In turn, the results of my research often find their way into the courses that I teach. In WRT 205, for instance, a sophomore course in research and writing, I worked alongside students to investigate the social spaces of home (including individual houses, local communities, and their university) as a defining factor in literacy, identity, and agency. In particular, this assignment consisted of a series of activities combining shifting focuses on home with diverse methods and methodologies (including interview, survey, ethnography, “traditional” library research, and source evaluation). While this was, of course, designed to allow students to learn and manipulate a variety of research strategies, it also enabled them to situate their work within local and specific contexts as they discovered and engaged the histories, citizens, and issues that come to the forefront when spaces are examined as rhetorical texts.
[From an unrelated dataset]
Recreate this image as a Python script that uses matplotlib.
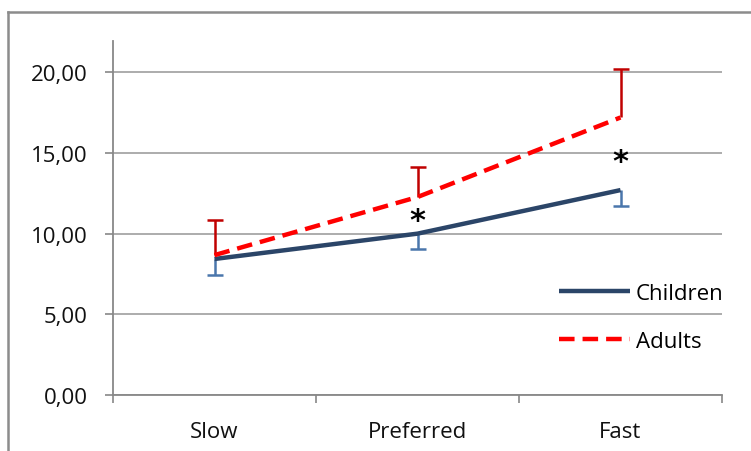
import matplotlib
matplotlib.use("Agg")
import matplotlib.pyplot as plt
from matplotlib.lines import Line2D

plt.rcParams['font.family'] = ['Open Sans', 'DejaVu Sans']

speeds = ["Slow", "Preferred", "Fast"]
children = [8.43, 10.0, 12.7]
children_err = [1.0, 0.95, 1.0]
adults = [8.67, 12.27, 17.2]
adults_err = [2.17, 1.86, 3.0]
yticks = [0, 5, 10, 15, 20]
ytick_labels = ["0,00", "5,00", "10,00", "15,00", "20,00"]
star_pos = [1, 2]
star_y = [10.8, 14.45]

fig = plt.figure(figsize=(7.51, 4.52), dpi=100)
ax = fig.add_axes([113 / 751, 56 / 452, 609 / 751, 354 / 452])

x = list(range(len(speeds)))

# one-sided error bars: stem + cap only at the far end
adults_top = [a + e for a, e in zip(adults, adults_err)]
children_bot = [c - e for c, e in zip(children, children_err)]
ax.vlines(x, adults, adults_top, color='#C00000', lw=1.8, zorder=3)
ax.plot(x, adults_top, ls='none', marker='_', ms=12, mew=1.8, color='#C00000', zorder=3)
ax.vlines(x, children_bot, children, color='#4A76AC', lw=1.8, zorder=3)
ax.plot(x, children_bot, ls='none', marker='_', ms=12, mew=1.8, color='#4A76AC', zorder=3)

ax.plot(x, children, color='#2B4568', lw=3.2, solid_capstyle='butt', label='Children', zorder=4)
ax.plot(x, adults, color='#FF0000', lw=3.2, dashes=(3.5, 1.8), label='Adults', zorder=5)

for px, py in zip(star_pos, star_y):
    ax.text(px, py, "*", fontsize=22, fontweight='bold', ha='center', va='center',
            family='DejaVu Sans', zorder=6)

ax.set_xlim(-0.5, 2.5)
ax.set_ylim(0, 21.94)
ax.set_yticks(yticks)
ax.set_yticklabels(ytick_labels)
ax.set_xticks(x)
ax.set_xticklabels(speeds)
ax.set_xticks([-0.5, 0.5, 1.5, 2.5], minor=True)
ax.tick_params(axis='x', which='major', length=0, pad=19)
ax.tick_params(axis='x', which='minor', length=6, color='#888888', width=1.2)
ax.tick_params(axis='y', length=6, color='#888888', width=1.2, pad=12)
ax.tick_params(labelsize=16, labelcolor='#111111')

ax.grid(axis='y', color='#A6A6A6', lw=1.3)
ax.set_axisbelow(True)
for s in ['top', 'right']:
    ax.spines[s].set_visible(False)
for s in ['left', 'bottom']:
    ax.spines[s].set_color('#888888')
    ax.spines[s].set_linewidth(1.3)

leg = ax.legend(loc='upper left', bbox_to_anchor=(539 / 751, 1 - 264 / 452),
                bbox_transform=fig.transFigure, frameon=False, fontsize=16,
                handlelength=3.2, handletextpad=0.25, labelspacing=1.2)
leg.set_zorder(10)

# chart area border (cut off at right and bottom)
fig.add_artist(Line2D([8 / 751, 8 / 751], [0, 1 - 13 / 452], transform=fig.transFigure,
                      color='#8C8C8C', lw=1.8))
fig.add_artist(Line2D([8 / 751, 1], [1 - 13 / 452, 1 - 13 / 452], transform=fig.transFigure,
                      color='#8C8C8C', lw=1.8))

fig.savefig("out.png", dpi=100)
Students in the course were quick to realize, as I was, that what is typically considered academic work must be made accountable to non-academic institutions, that their work is both impacted by and influential in the practices of everyday life. An awareness my working class roots in Fresno and an understanding of the impact of that social space on my life has helped guide me into a field that allows me to work, on a daily basis, with both language and those who most need to know how to use it. It is my hope that, if nothing else, the courses that I teach push students toward a similar sort of awareness about language, about their own lives, and about the potentially crucial intersection of the two.